A conflict can arise when the Product Manager or Product Owner blames the Quality Assurance (QA) team for a perceived lack of transparency. The Product Manager feels that the QA team is not providing sufficient information about testing progress, defects, and potential risks, leading to misunderstandings and delays in decision-making.

🎯Ways to overcome it.

It's essential for QAs to regularly send updates and test reports to the PM / PO to keep them informed and provide transparency regarding their work and the progress of testing. I encourage the QAs I'm working with to use the Scrum framework, include brief updates from QA in the daily stand-ups to keep everyone informed of testing progress and issues and use retrospectives to address communication issues and implement improvements.

I often advise QAs to be transparent about their work and keep the team updated on testing progress, findings, and feedback on the product's overall quality. As a manager, my responsibility is to foster a collaborative environment.

When overseeing Scrum ceremonies, I encourage QAs to seek clarification on acceptance criteria and ask for more details if they believe the requirements are incomplete or unclear.

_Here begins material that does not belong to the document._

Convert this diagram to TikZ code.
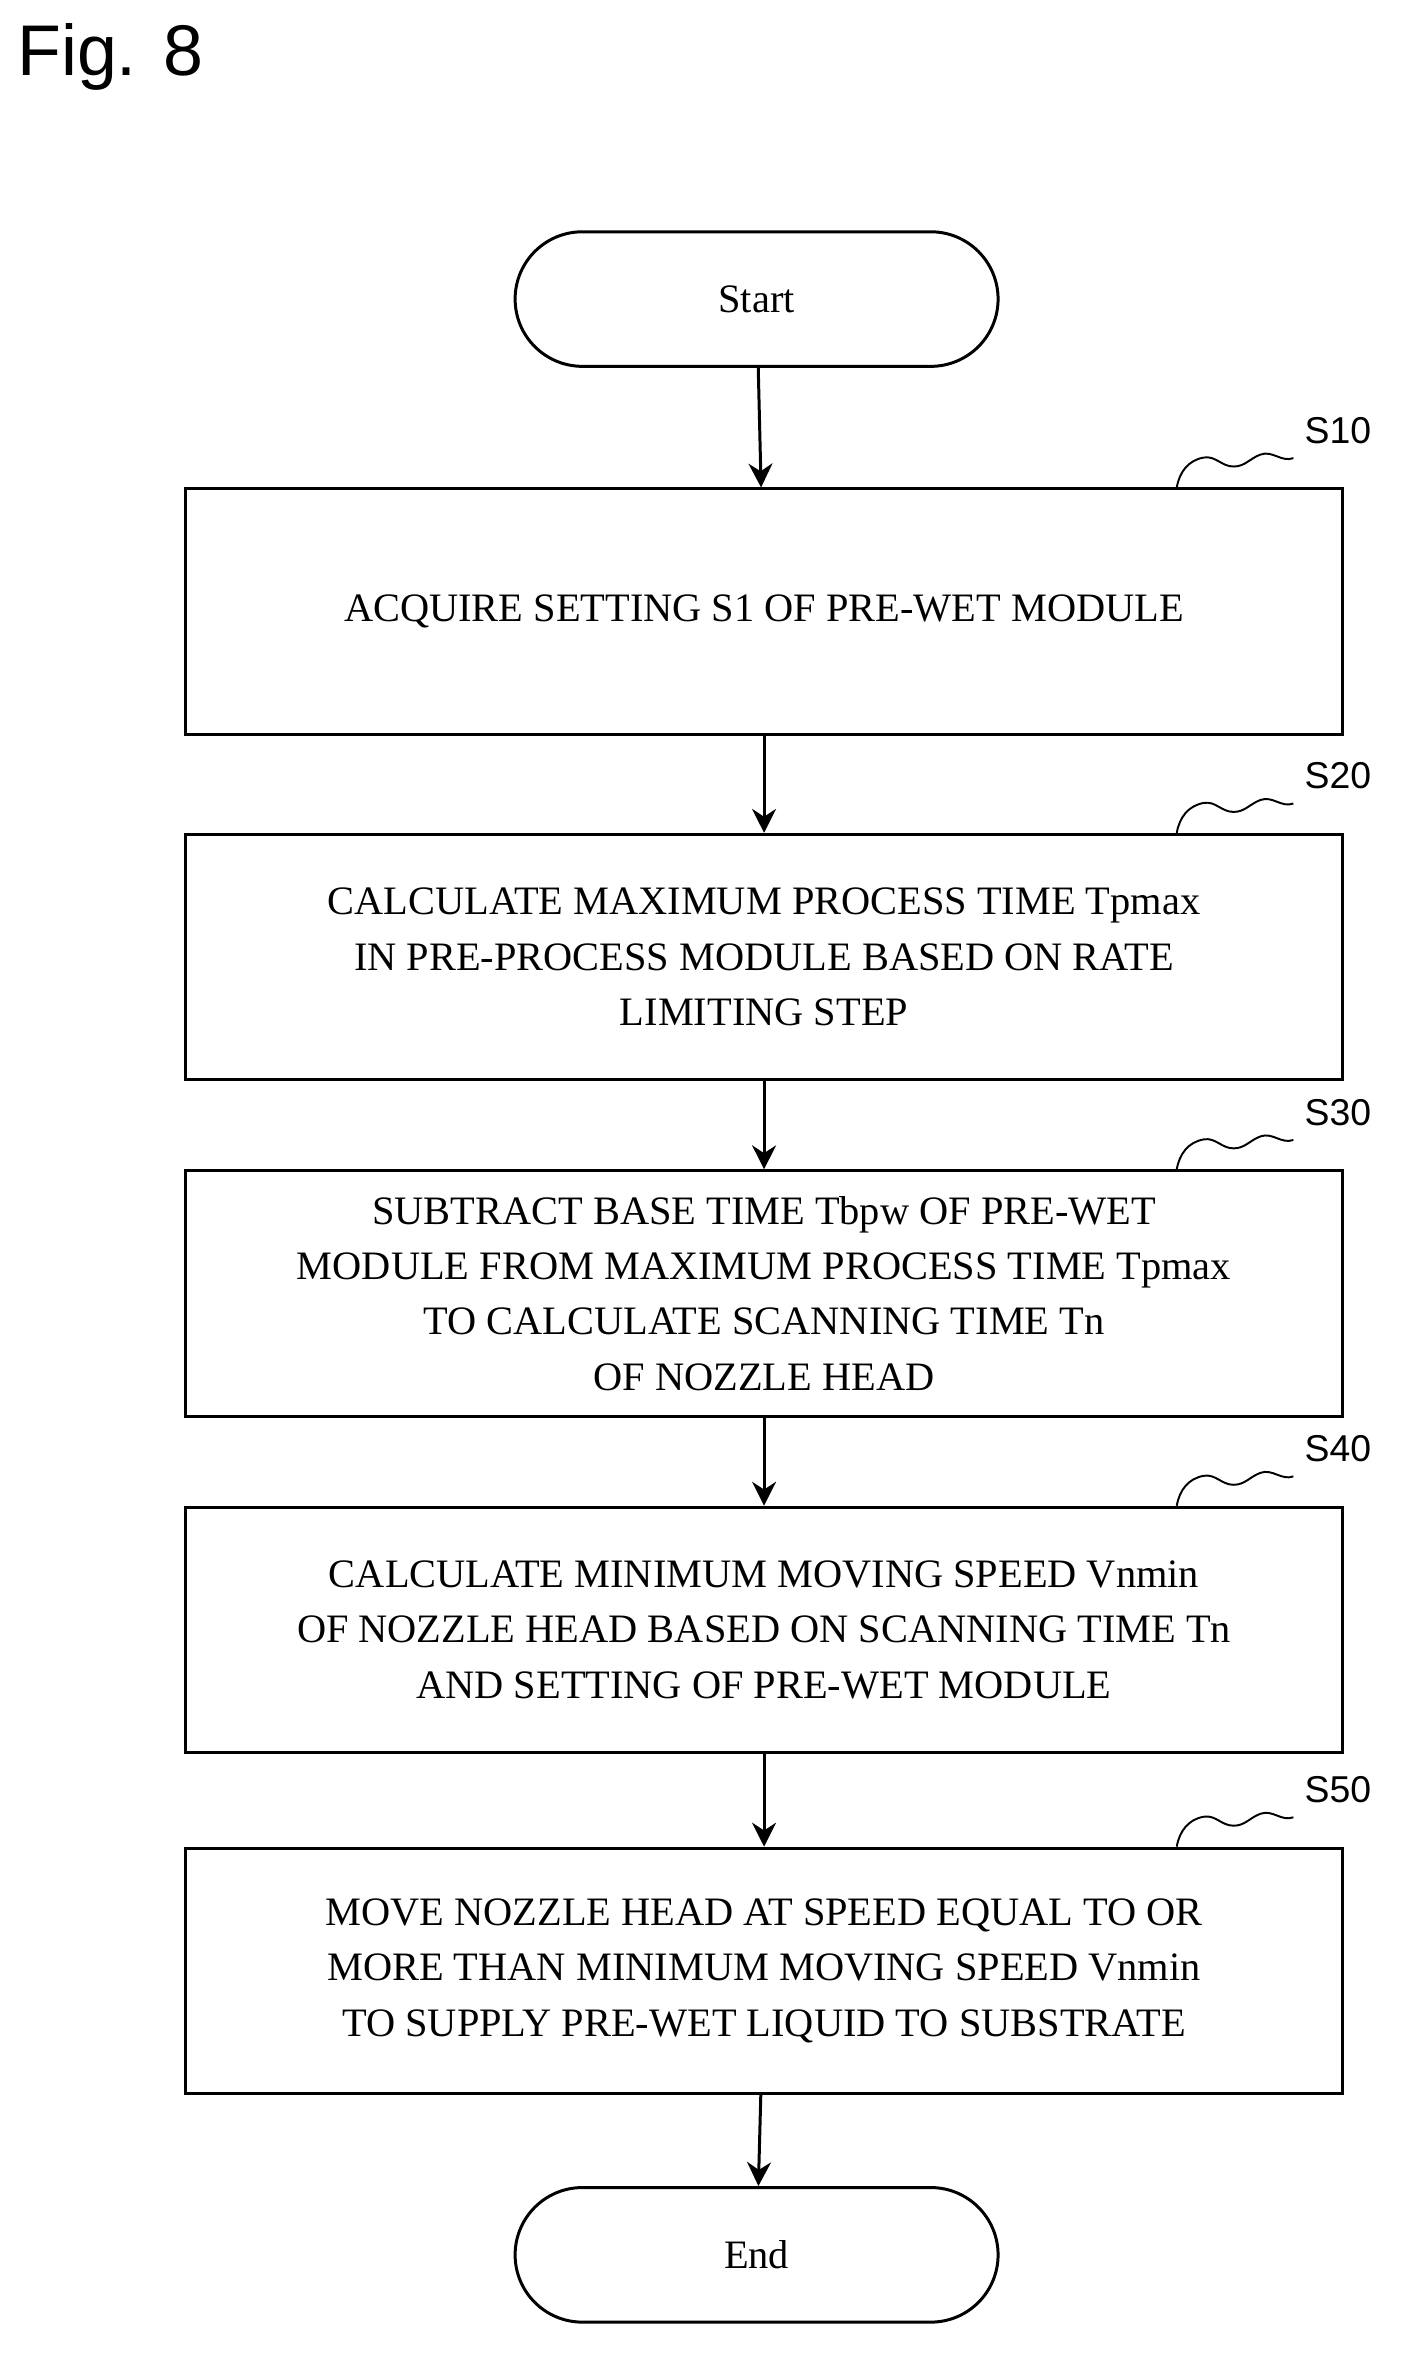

Most likely, I've only just scratched the surface with the examples I mentioned earlier, and there are plenty of other situations where the QA individuals could face disputes with members from different departments. I hope this helps clarify things for you!

⚠️⚠️⚠️ Implementing the strategies I have recommended to manage conflicts might provide a temporary solution. However, as a manager, it is essential to consistently monitor and evaluate the situation, provide feedback, and ensure that corrective actions are taken to address the underlying issues.

Addressing conflicts is essential for fostering a positive and productive work environment and ensuring the team's effectiveness in delivering high-quality software products. As a manager, it's crucial to proactively address conflicts by promoting open communication, facilitating constructive discussions, and fostering a culture of collaboration and respect.